Lawmaker: NATO using Russophobia in Latvia to boost military presence near Russian borders

Latvia is turning into a zone of NATO’s increased activity, chairman of Russian State Duma’s International Affairs Committee Alexey Pushkov says
Chairman of State Duma’s International Affairs Committee Alexey Pushkov Anton Novoderezhkin/TASS
Chairman of State Duma’s International Affairs Committee Alexey Pushkov
© Anton Novoderezhkin/TASS

MOSCOW, March 18. /TASS/. NATO is using Russophobic tendencies in Latvia in order to turn this country as a platform for the Alliance’s increased activities and build up military presence near Russian borders, chairman of State Duma’s International Affairs Committee Alexey Pushkov said on Friday.

Latvia is turning into a zone of NATO’s increased activity, Pushkov said when presenting a report on State Duma’s draft address "To parliaments of member countries of the Organization for Security and Cooperation in Europe." He reminded that NATO Secretary General Jens Stoltenberg recently said that the Alliance will boost its military presence in Latvia.

"In other words, NATO is using Latvia and Russophobic, anti-Russian tendencies demonstrated by the leaders, by the political class of this country, in order to turn in (Latvia) into the zone of increased activity and obvious platform for boosting NATO’s military presence on the border with Russia," Pushkov said.

"I have to state the emergence of some kind of alliance of ultra-nationalists and militarists that aim to use ultra-nationalist sentiment against Russia," the lawmaker noted.

The State Duma is considering a draft address to the parliaments of member countries of the Organization for Security and Cooperation in Europe (OSCE) urging them to condemn Latvia for attempting to rehabilitate Nazism in connection with the latest march of Latvian veterans of Waffen-SS units. The address says that on March 16 in Riga, the capital of one of EU countries that "claims to share the ideals, goals and principles of UN and OSCE, including in the sphere of fighting against manifestations of neo-Nazism, another march took place of former servicemen of Waffen-SS units that fought against the anti-Hitler coalition."

Among participants were not only veterans of Waffen-SS units but also "spiritual heirs from activists of marginal neo-Nazi and nationalist parties and movements of the Baltic States, as well as representatives of Latvian parliamentary parties, which is especially worrisome," the authors of the draft address noted.

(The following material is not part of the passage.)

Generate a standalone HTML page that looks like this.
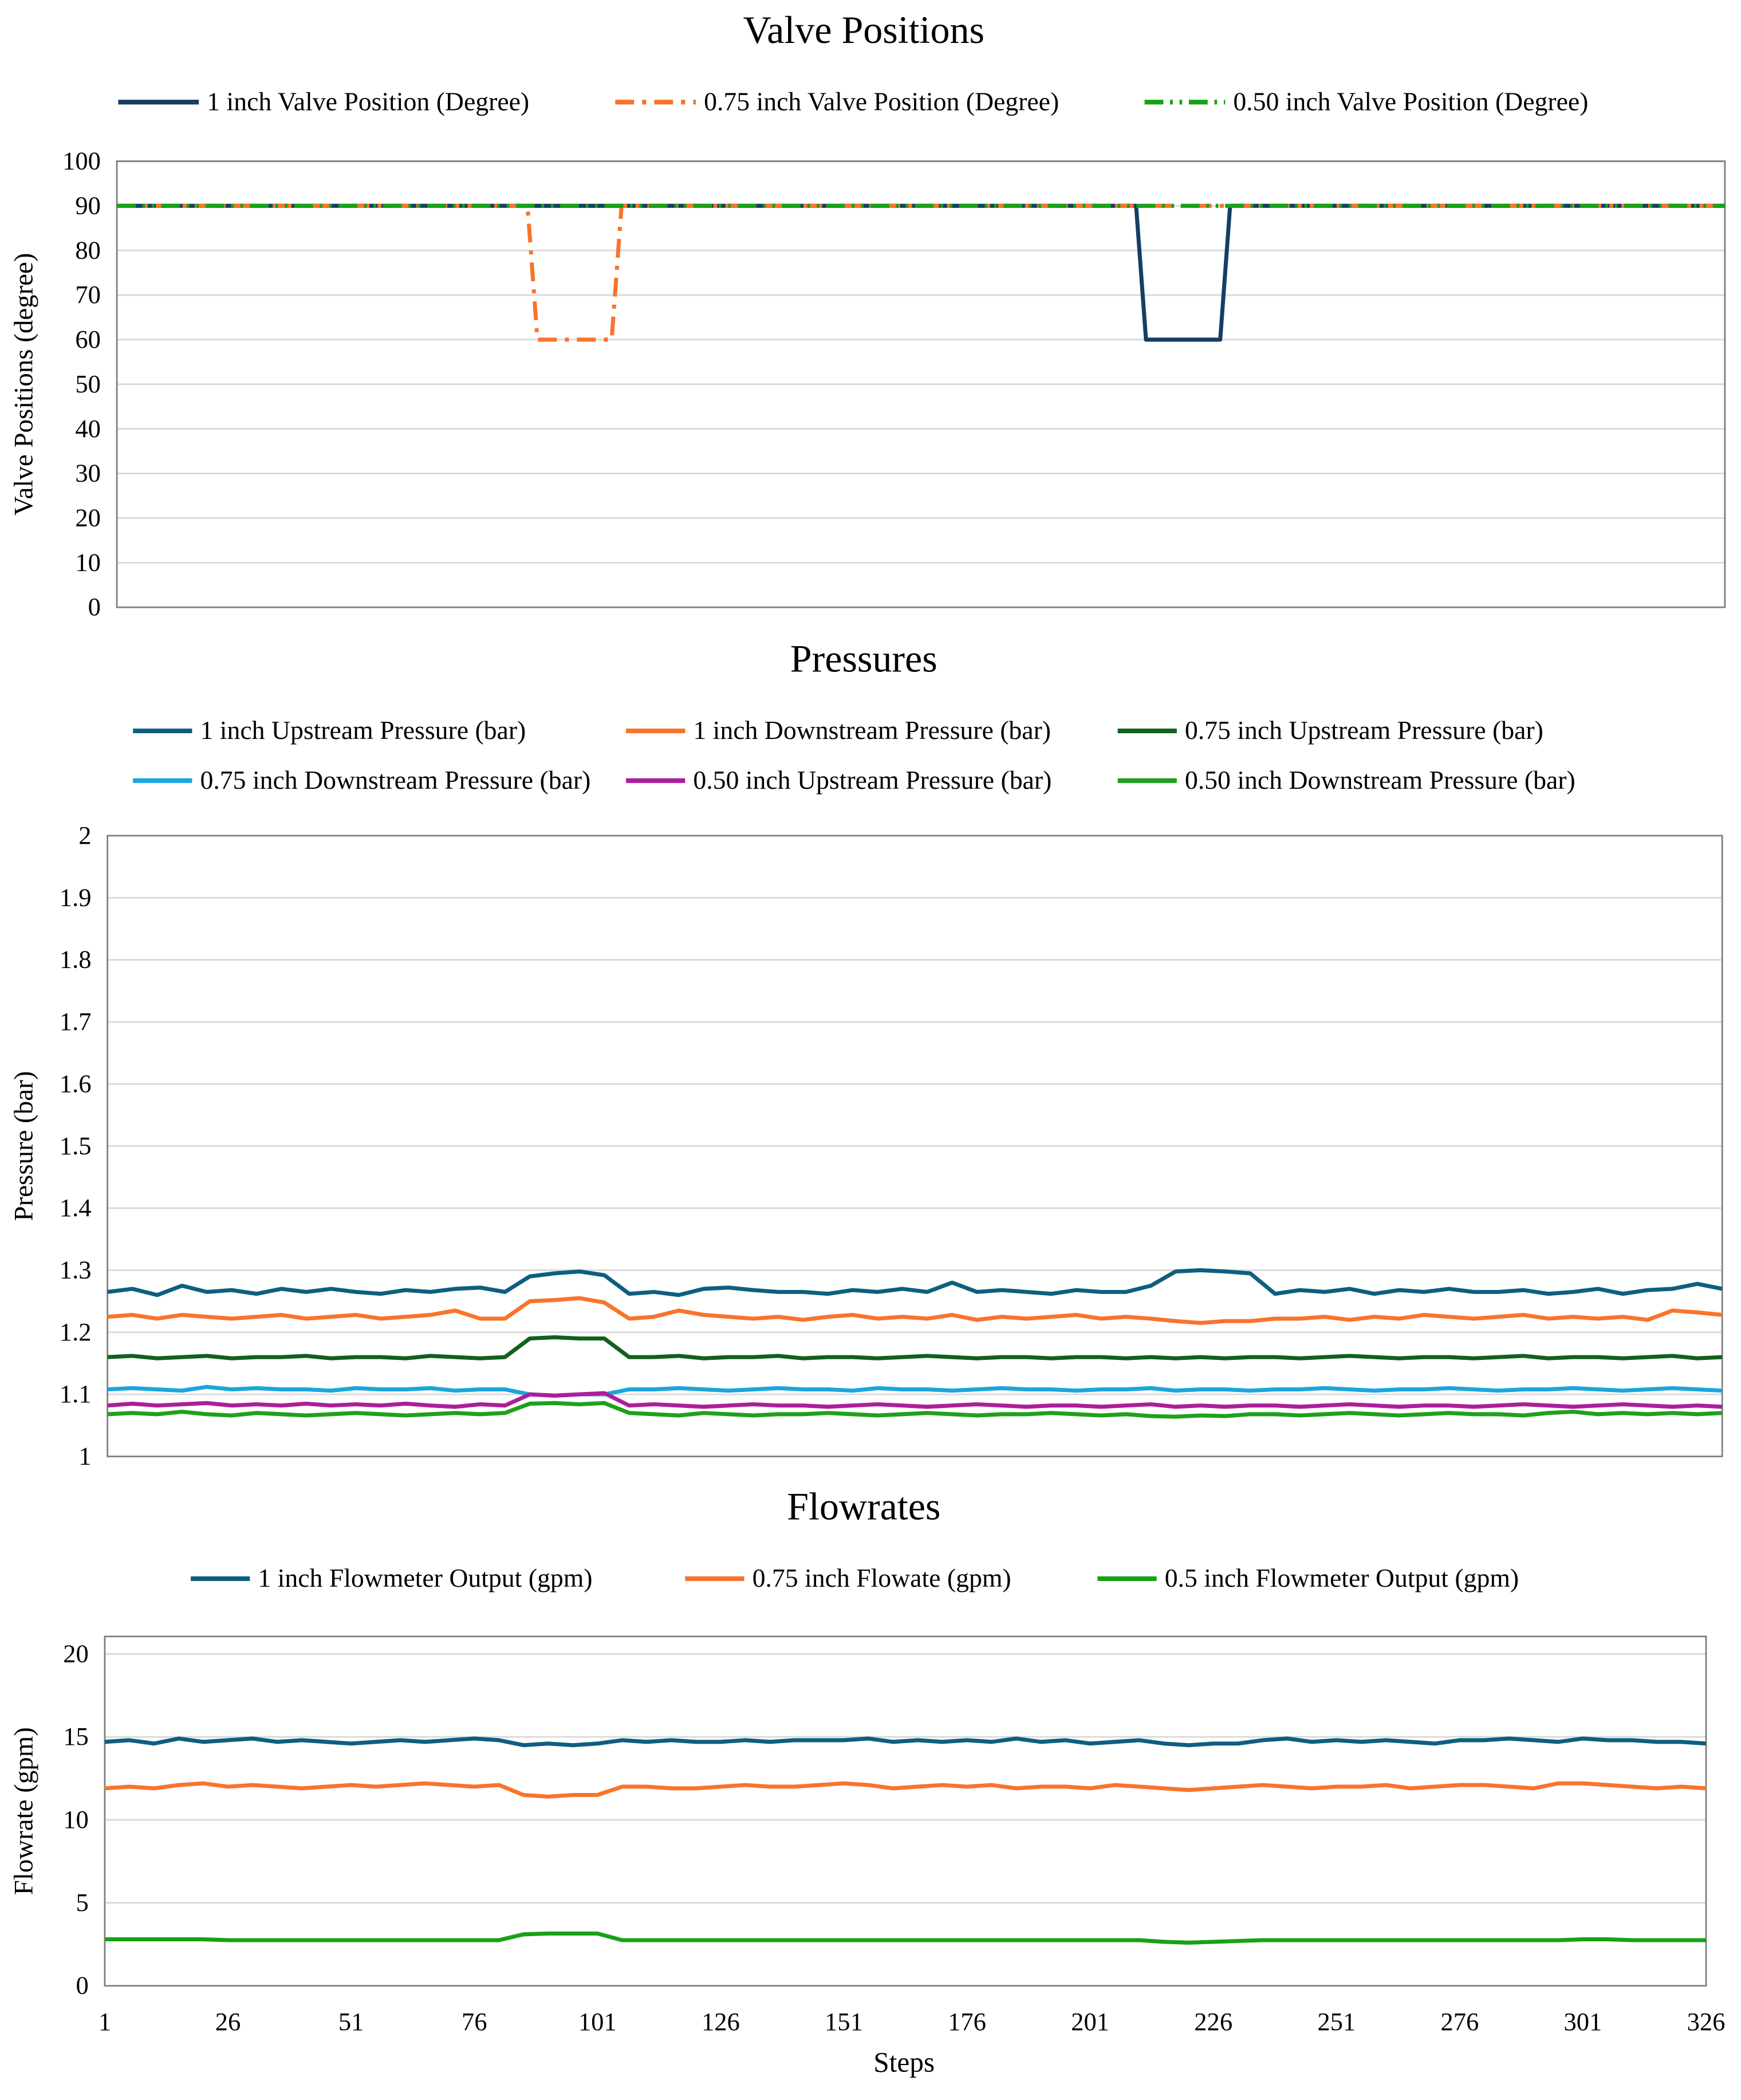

The Latvian Legion was a formation of the Waffen-SS during World War II created in 1943 and consisting primarily of ethnic Latvian soldiers. The legion consisted of two divisions. After Latvia stopped being part of the Soviet Union, March 16 for several years remained an official Remembrance Day. However, after a march of SS-men through the center of the Latvian capital caused outrage in Russia and in the West, the decision was made to delete it from the list of commemorative dates.